• _REQUIREMENTS_: Which lines hold the word "standalone"? Show each of them.

• _RECORDS PROVIDED_:
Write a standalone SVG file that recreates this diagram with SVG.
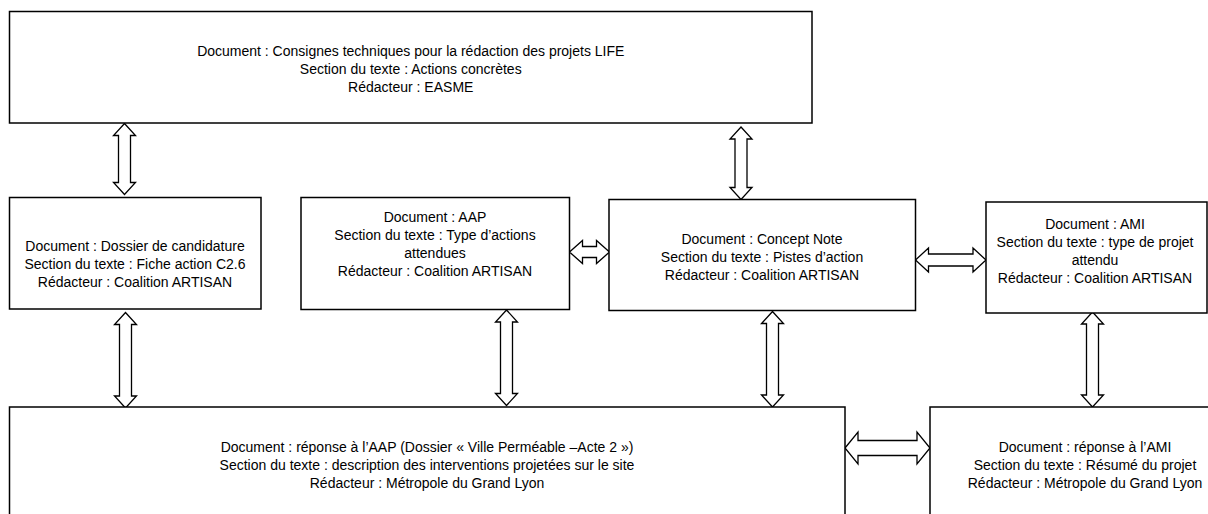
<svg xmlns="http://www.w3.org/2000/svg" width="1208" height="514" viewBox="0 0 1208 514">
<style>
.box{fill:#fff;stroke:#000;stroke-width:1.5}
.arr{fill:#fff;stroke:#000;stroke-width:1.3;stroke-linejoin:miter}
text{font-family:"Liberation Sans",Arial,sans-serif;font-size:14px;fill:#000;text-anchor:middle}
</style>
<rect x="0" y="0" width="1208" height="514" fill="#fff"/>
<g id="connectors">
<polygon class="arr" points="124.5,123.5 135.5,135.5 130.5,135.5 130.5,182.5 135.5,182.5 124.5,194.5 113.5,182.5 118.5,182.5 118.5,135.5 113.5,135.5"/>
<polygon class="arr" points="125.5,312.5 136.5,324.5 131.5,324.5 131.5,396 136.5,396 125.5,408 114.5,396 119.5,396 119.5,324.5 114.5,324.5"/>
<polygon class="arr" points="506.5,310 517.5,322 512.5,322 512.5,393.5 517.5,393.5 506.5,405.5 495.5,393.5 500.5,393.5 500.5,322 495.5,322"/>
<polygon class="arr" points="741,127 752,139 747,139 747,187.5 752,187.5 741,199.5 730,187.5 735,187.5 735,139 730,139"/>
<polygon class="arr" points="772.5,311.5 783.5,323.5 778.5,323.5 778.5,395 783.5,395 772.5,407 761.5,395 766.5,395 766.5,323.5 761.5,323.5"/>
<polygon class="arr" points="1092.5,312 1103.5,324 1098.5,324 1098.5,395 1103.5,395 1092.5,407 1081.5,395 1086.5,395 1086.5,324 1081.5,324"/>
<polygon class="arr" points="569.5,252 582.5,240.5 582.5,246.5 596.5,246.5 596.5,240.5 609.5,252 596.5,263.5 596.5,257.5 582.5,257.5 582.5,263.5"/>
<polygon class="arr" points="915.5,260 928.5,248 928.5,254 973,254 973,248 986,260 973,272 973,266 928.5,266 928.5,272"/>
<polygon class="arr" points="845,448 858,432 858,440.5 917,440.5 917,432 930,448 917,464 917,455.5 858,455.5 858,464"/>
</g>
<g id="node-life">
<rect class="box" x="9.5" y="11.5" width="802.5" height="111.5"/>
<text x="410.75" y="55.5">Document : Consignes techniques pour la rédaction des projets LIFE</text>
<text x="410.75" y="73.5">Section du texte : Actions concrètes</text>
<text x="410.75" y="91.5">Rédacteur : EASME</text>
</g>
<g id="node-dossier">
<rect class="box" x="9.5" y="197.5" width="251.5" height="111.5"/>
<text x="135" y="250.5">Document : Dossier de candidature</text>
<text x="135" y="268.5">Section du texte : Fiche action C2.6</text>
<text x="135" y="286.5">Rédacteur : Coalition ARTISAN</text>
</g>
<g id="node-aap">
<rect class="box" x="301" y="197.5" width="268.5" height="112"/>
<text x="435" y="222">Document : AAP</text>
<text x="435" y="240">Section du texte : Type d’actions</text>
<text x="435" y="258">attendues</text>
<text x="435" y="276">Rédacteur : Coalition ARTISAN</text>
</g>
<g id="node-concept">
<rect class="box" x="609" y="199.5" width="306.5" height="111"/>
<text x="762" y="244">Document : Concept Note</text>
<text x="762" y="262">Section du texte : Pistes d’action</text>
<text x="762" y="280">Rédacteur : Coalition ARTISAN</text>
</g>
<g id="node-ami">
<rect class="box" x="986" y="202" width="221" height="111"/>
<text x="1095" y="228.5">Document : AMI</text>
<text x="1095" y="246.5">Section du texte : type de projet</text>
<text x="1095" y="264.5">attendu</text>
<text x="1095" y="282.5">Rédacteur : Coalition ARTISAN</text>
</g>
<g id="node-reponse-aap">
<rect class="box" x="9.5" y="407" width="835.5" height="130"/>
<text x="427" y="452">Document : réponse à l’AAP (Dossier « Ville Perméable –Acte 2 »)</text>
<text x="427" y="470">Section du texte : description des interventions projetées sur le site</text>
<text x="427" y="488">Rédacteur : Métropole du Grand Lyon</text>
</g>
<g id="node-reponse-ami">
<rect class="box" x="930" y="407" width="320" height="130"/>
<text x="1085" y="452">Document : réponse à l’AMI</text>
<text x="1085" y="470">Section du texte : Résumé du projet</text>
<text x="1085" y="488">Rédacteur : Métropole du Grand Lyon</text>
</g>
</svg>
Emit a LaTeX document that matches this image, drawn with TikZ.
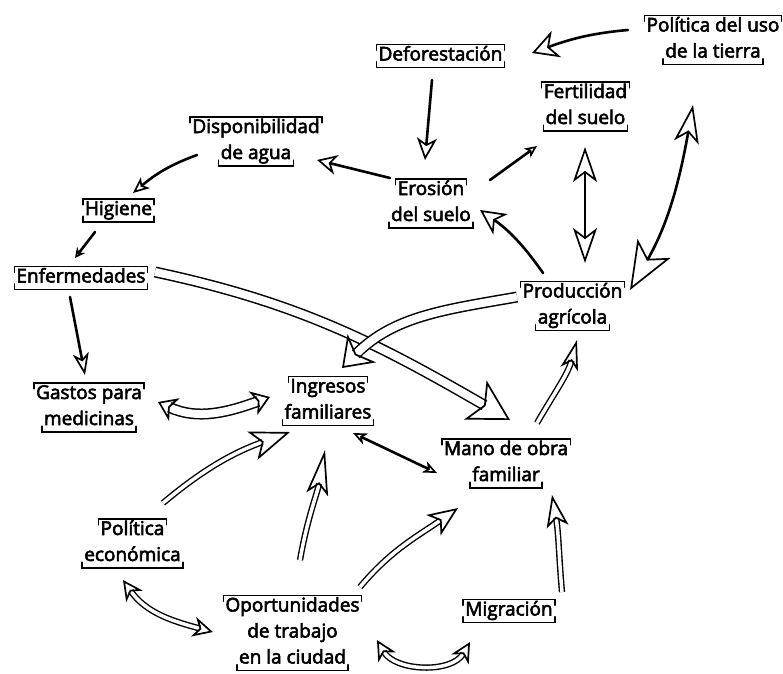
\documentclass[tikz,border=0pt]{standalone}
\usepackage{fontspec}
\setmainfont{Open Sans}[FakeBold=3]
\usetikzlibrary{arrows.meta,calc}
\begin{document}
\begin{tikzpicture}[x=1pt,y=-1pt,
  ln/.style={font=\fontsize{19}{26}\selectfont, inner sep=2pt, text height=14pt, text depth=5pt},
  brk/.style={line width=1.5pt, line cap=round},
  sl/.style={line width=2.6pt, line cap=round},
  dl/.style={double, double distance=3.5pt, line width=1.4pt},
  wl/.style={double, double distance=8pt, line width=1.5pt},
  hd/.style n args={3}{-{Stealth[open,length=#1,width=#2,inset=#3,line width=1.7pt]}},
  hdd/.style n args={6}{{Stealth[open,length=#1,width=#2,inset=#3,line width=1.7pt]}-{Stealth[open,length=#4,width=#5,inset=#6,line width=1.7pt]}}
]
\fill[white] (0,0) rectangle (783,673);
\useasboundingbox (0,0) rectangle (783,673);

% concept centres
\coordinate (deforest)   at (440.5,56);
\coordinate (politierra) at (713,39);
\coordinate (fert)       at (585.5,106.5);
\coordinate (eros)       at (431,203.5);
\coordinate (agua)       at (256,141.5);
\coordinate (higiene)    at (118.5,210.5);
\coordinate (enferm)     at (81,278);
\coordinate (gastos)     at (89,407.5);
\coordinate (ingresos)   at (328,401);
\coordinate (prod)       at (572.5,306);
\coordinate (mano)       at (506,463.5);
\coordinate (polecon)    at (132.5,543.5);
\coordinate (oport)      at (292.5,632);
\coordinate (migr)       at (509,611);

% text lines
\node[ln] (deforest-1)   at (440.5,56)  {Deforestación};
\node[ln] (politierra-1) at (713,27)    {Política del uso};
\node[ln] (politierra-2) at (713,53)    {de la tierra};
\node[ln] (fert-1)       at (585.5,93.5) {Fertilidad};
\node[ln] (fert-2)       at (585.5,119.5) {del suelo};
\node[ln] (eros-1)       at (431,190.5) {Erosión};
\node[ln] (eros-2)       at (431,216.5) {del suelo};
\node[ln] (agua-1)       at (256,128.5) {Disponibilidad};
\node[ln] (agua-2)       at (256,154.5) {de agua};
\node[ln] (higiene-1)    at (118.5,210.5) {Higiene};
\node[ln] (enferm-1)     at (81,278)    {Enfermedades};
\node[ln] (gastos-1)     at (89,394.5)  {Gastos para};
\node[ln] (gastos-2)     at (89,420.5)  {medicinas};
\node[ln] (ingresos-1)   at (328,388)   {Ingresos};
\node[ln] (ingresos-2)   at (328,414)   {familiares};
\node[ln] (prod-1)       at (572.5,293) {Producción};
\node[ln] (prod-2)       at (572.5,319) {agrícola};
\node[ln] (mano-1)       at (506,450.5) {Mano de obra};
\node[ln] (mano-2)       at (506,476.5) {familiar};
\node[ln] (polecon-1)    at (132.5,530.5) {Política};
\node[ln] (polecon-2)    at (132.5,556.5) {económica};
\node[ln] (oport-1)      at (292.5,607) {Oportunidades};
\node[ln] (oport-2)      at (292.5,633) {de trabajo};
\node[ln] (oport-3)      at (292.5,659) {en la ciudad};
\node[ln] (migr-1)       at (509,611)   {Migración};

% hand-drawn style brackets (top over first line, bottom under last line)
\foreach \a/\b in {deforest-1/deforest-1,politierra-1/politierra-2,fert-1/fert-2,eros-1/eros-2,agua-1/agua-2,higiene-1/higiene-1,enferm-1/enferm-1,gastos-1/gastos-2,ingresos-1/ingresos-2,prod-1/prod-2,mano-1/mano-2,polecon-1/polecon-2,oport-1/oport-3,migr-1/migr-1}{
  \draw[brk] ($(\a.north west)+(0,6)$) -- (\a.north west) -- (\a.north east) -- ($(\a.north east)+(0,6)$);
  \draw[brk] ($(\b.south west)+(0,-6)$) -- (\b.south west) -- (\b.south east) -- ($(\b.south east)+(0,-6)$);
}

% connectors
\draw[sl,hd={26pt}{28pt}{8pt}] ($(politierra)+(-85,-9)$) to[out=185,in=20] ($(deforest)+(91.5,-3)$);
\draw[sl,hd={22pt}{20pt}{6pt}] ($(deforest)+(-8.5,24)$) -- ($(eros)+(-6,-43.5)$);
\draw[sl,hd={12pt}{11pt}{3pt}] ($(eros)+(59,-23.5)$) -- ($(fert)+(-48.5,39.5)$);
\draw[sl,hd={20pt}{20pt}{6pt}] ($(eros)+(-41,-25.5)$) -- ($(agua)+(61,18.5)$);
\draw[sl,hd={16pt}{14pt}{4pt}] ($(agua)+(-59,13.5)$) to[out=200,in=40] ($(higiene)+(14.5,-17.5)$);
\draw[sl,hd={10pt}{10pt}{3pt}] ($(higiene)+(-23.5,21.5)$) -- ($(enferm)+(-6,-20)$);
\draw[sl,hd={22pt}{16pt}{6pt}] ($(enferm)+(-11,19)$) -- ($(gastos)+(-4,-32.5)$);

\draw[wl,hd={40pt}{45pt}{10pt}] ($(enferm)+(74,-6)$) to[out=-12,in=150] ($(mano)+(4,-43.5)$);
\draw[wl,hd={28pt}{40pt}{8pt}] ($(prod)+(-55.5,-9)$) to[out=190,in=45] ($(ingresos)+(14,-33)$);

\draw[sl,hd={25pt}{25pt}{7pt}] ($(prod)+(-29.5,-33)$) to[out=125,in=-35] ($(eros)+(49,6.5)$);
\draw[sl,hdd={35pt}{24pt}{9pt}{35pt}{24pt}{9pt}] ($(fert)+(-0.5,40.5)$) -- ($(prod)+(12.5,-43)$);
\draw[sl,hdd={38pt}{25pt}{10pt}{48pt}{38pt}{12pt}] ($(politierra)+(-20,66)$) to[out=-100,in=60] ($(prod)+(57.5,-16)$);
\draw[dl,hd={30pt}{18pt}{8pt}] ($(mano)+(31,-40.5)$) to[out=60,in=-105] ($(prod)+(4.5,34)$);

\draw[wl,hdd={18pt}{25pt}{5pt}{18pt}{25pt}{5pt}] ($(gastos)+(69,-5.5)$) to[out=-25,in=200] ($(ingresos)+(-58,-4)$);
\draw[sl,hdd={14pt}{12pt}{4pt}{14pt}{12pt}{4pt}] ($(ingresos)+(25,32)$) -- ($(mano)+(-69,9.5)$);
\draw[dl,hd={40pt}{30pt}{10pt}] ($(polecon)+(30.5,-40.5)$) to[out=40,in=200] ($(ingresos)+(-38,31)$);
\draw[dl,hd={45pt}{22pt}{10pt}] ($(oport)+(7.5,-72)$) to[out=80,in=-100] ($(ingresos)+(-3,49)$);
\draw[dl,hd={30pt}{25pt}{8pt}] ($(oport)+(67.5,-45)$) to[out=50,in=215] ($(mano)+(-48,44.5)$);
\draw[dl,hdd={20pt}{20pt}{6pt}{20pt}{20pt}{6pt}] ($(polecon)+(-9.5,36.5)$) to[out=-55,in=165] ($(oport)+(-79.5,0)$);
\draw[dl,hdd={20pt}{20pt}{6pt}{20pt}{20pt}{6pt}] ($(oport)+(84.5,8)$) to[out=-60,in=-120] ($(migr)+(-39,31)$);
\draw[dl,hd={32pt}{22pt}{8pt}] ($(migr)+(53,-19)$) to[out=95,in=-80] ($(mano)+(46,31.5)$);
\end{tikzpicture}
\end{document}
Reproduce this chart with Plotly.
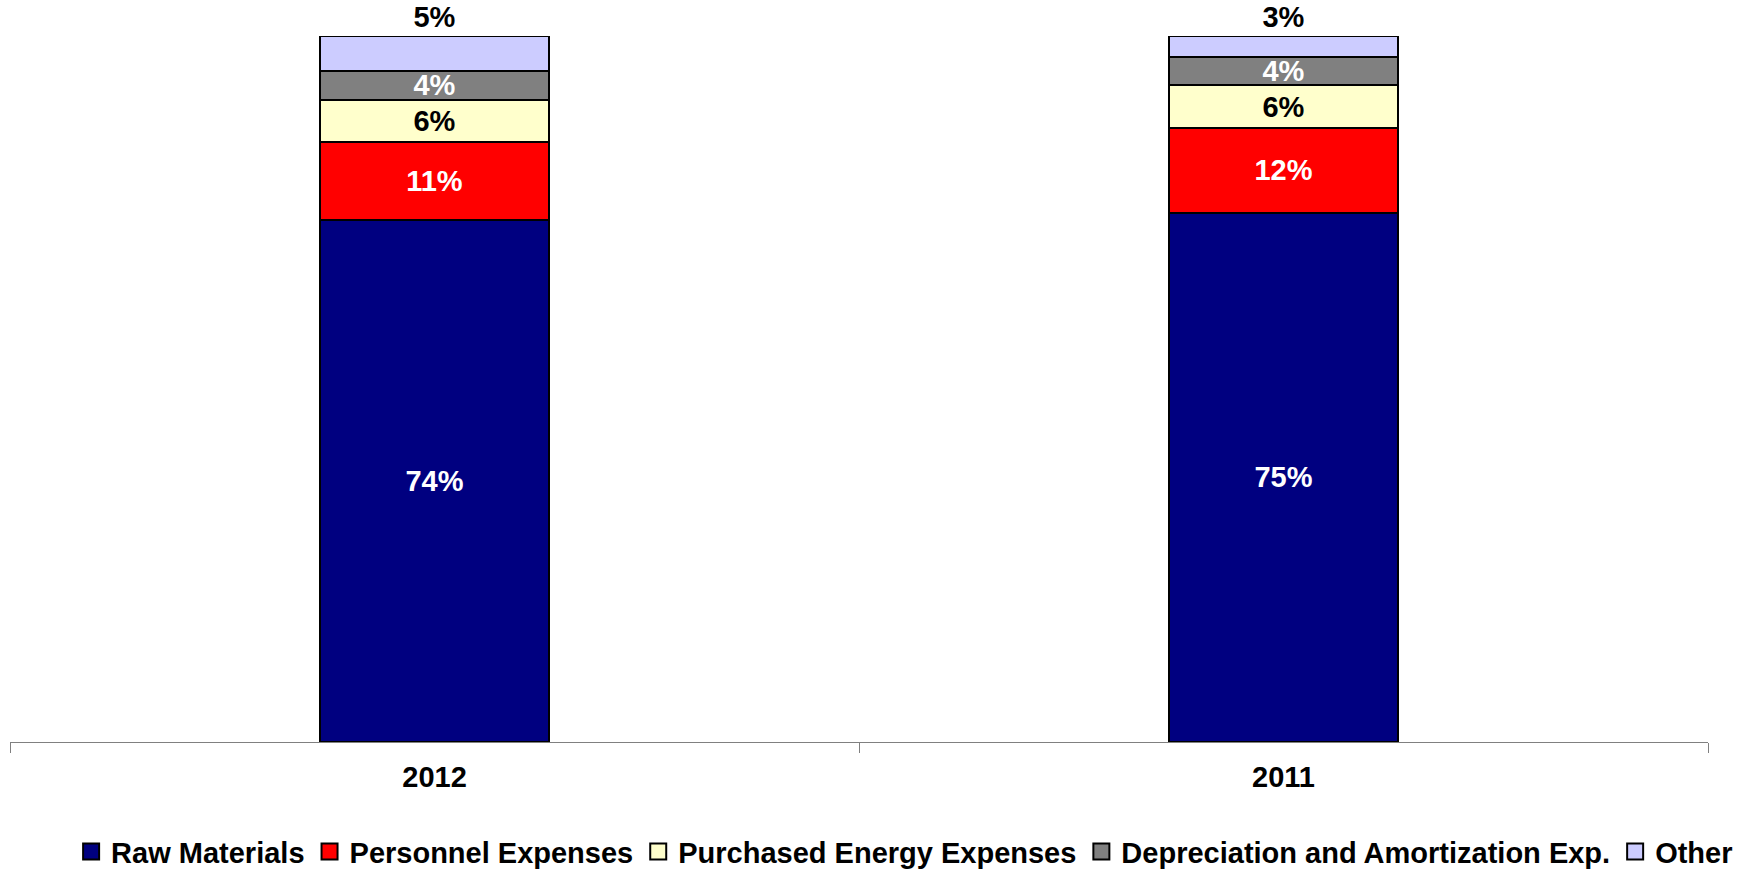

• _FINAL ANSWER_:
Write a standalone SVG file that recreates this diagram with SVG.
\documentclass[tikz,border=0pt]{standalone}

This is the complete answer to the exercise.